• _GIVEN EXERCISE_
Drop every picture, then transcribe the remaining data exactly.
========
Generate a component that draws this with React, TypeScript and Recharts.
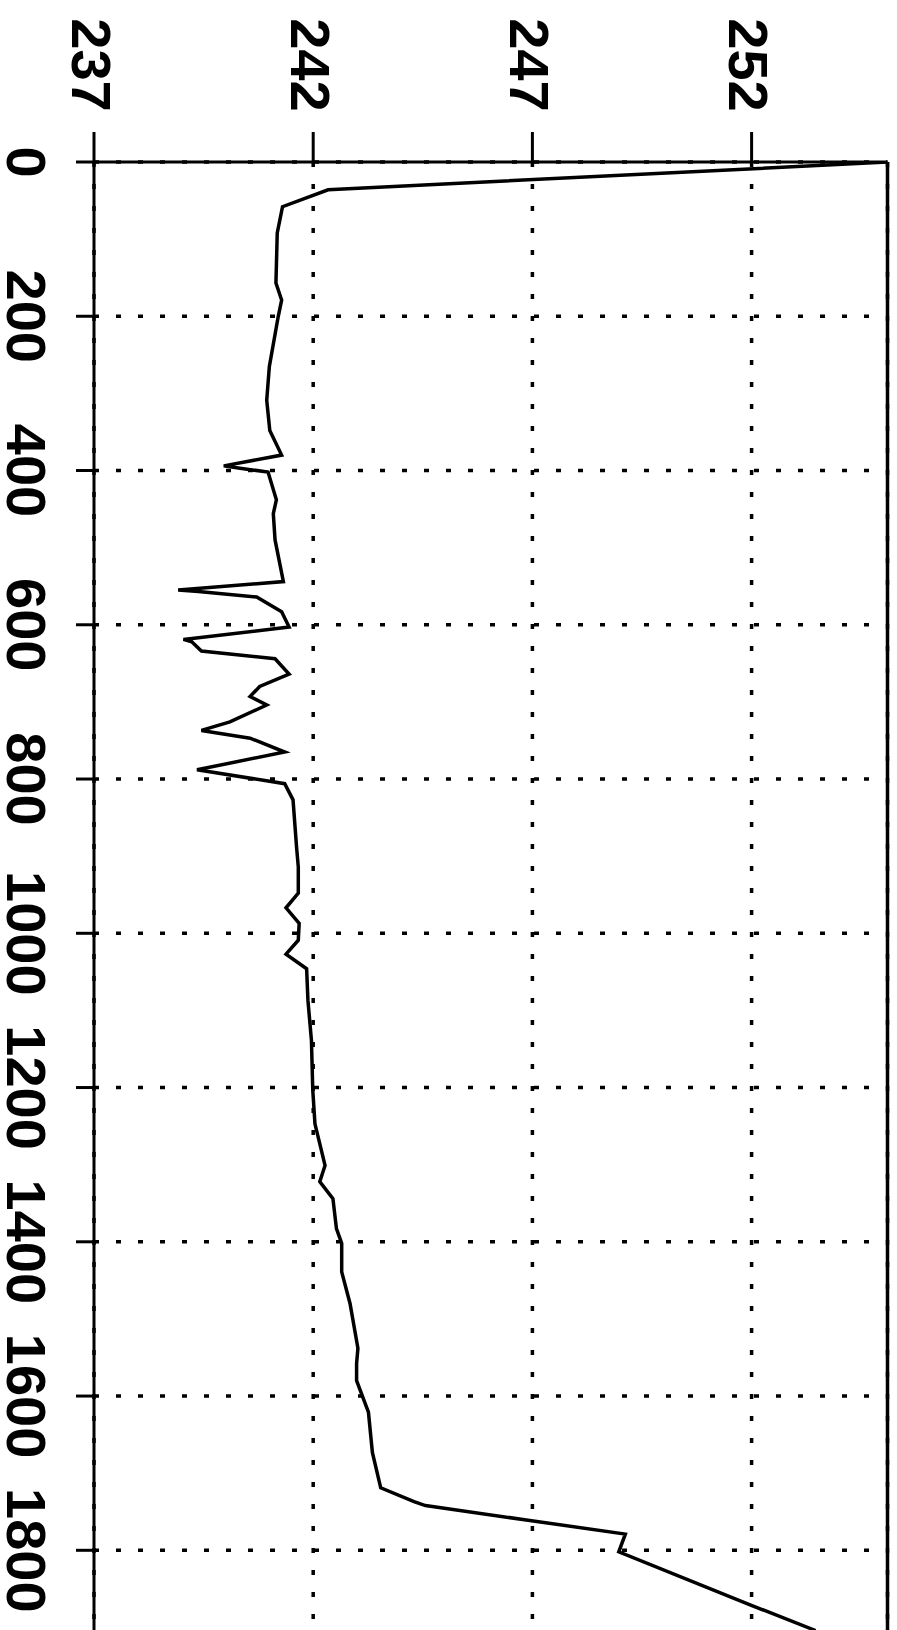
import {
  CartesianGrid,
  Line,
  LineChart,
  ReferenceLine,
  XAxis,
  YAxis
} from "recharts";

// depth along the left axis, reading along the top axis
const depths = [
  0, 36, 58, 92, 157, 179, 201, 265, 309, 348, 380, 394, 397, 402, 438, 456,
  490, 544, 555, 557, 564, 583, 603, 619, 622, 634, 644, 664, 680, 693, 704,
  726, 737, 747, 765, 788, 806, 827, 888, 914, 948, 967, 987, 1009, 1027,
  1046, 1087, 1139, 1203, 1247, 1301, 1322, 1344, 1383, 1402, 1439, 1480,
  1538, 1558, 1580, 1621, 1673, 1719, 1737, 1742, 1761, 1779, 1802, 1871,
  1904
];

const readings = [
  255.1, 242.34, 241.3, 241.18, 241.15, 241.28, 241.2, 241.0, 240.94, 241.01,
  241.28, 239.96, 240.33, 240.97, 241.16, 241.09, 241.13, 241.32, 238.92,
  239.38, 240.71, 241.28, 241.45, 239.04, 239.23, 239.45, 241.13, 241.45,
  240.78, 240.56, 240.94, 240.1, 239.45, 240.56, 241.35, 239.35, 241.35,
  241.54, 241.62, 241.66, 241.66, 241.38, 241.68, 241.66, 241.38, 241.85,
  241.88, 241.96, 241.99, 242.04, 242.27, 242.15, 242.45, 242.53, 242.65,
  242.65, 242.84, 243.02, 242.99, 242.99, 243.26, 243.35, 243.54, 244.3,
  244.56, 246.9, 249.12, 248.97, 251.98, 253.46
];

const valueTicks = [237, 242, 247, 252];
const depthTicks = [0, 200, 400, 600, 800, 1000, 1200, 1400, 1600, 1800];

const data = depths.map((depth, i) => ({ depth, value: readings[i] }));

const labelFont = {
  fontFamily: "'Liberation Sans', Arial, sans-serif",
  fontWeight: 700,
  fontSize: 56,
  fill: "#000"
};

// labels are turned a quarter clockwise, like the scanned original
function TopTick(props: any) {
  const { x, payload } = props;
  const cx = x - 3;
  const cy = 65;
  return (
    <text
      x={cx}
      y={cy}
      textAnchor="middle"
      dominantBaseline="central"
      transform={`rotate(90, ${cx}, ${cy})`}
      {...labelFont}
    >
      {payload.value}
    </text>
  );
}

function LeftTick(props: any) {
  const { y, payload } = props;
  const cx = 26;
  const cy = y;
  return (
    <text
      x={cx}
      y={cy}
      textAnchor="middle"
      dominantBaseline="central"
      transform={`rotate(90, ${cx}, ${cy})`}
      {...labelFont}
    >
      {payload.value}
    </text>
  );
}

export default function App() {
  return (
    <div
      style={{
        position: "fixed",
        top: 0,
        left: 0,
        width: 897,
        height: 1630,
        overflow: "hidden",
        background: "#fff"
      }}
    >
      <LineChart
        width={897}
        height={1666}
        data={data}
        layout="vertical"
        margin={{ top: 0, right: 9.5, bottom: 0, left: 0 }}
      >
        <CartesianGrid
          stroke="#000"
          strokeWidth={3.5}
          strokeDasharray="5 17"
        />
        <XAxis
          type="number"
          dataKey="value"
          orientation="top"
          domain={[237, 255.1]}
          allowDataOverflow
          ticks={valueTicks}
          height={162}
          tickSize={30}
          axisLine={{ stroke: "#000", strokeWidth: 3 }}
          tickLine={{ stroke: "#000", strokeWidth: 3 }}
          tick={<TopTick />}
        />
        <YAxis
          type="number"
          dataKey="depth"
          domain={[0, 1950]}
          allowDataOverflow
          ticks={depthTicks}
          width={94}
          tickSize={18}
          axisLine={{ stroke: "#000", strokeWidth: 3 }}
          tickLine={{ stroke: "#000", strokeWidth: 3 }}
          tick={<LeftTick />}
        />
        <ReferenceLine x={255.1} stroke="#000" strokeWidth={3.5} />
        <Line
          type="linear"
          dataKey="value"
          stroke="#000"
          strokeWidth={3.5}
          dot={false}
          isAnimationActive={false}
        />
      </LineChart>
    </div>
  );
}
========
• _OUTPUT FOR THIS EXERCISE_
Generate a component that draws this with React, TypeScript and Recharts.
import {
  CartesianGrid,
  Line,
  LineChart,
  ReferenceLine,
  XAxis,
  YAxis
} from "recharts";

// depth along the left axis, reading along the top axis
const depths = [
  0, 36, 58, 92, 157, 179, 201, 265, 309, 348, 380, 394, 397, 402, 438, 456,
  490, 544, 555, 557, 564, 583, 603, 619, 622, 634, 644, 664, 680, 693, 704,
  726, 737, 747, 765, 788, 806, 827, 888, 914, 948, 967, 987, 1009, 1027,
  1046, 1087, 1139, 1203, 1247, 1301, 1322, 1344, 1383, 1402, 1439, 1480,
  1538, 1558, 1580, 1621, 1673, 1719, 1737, 1742, 1761, 1779, 1802, 1871,
  1904
];

const readings = [
  255.1, 242.34, 241.3, 241.18, 241.15, 241.28, 241.2, 241.0, 240.94, 241.01,
  241.28, 239.96, 240.33, 240.97, 241.16, 241.09, 241.13, 241.32, 238.92,
  239.38, 240.71, 241.28, 241.45, 239.04, 239.23, 239.45, 241.13, 241.45,
  240.78, 240.56, 240.94, 240.1, 239.45, 240.56, 241.35, 239.35, 241.35,
  241.54, 241.62, 241.66, 241.66, 241.38, 241.68, 241.66, 241.38, 241.85,
  241.88, 241.96, 241.99, 242.04, 242.27, 242.15, 242.45, 242.53, 242.65,
  242.65, 242.84, 243.02, 242.99, 242.99, 243.26, 243.35, 243.54, 244.3,
  244.56, 246.9, 249.12, 248.97, 251.98, 253.46
];

const valueTicks = [237, 242, 247, 252];
const depthTicks = [0, 200, 400, 600, 800, 1000, 1200, 1400, 1600, 1800];

const data = depths.map((depth, i) => ({ depth, value: readings[i] }));

const labelFont = {
  fontFamily: "'Liberation Sans', Arial, sans-serif",
  fontWeight: 700,
  fontSize: 56,
  fill: "#000"
};

// labels are turned a quarter clockwise, like the scanned original
function TopTick(props: any) {
  const { x, payload } = props;
  const cx = x - 3;
  const cy = 65;
  return (
    <text
      x={cx}
      y={cy}
      textAnchor="middle"
      dominantBaseline="central"
      transform={`rotate(90, ${cx}, ${cy})`}
      {...labelFont}
    >
      {payload.value}
    </text>
  );
}

function LeftTick(props: any) {
  const { y, payload } = props;
  const cx = 26;
  const cy = y;
  return (
    <text
      x={cx}
      y={cy}
      textAnchor="middle"
      dominantBaseline="central"
      transform={`rotate(90, ${cx}, ${cy})`}
      {...labelFont}
    >
      {payload.value}
    </text>
  );
}

export default function App() {
  return (
    <div
      style={{
        position: "fixed",
        top: 0,
        left: 0,
        width: 897,
        height: 1630,
        overflow: "hidden",
        background: "#fff"
      }}
    >
      <LineChart
        width={897}
        height={1666}
        data={data}
        layout="vertical"
        margin={{ top: 0, right: 9.5, bottom: 0, left: 0 }}
      >
        <CartesianGrid
          stroke="#000"
          strokeWidth={3.5}
          strokeDasharray="5 17"
        />
        <XAxis
          type="number"
          dataKey="value"
          orientation="top"
          domain={[237, 255.1]}
          allowDataOverflow
          ticks={valueTicks}
          height={162}
          tickSize={30}
          axisLine={{ stroke: "#000", strokeWidth: 3 }}
          tickLine={{ stroke: "#000", strokeWidth: 3 }}
          tick={<TopTick />}
        />
        <YAxis
          type="number"
          dataKey="depth"
          domain={[0, 1950]}
          allowDataOverflow
          ticks={depthTicks}
          width={94}
          tickSize={18}
          axisLine={{ stroke: "#000", strokeWidth: 3 }}
          tickLine={{ stroke: "#000", strokeWidth: 3 }}
          tick={<LeftTick />}
        />
        <ReferenceLine x={255.1} stroke="#000" strokeWidth={3.5} />
        <Line
          type="linear"
          dataKey="value"
          stroke="#000"
          strokeWidth={3.5}
          dot={false}
          isAnimationActive={false}
        />
      </LineChart>
    </div>
  );
}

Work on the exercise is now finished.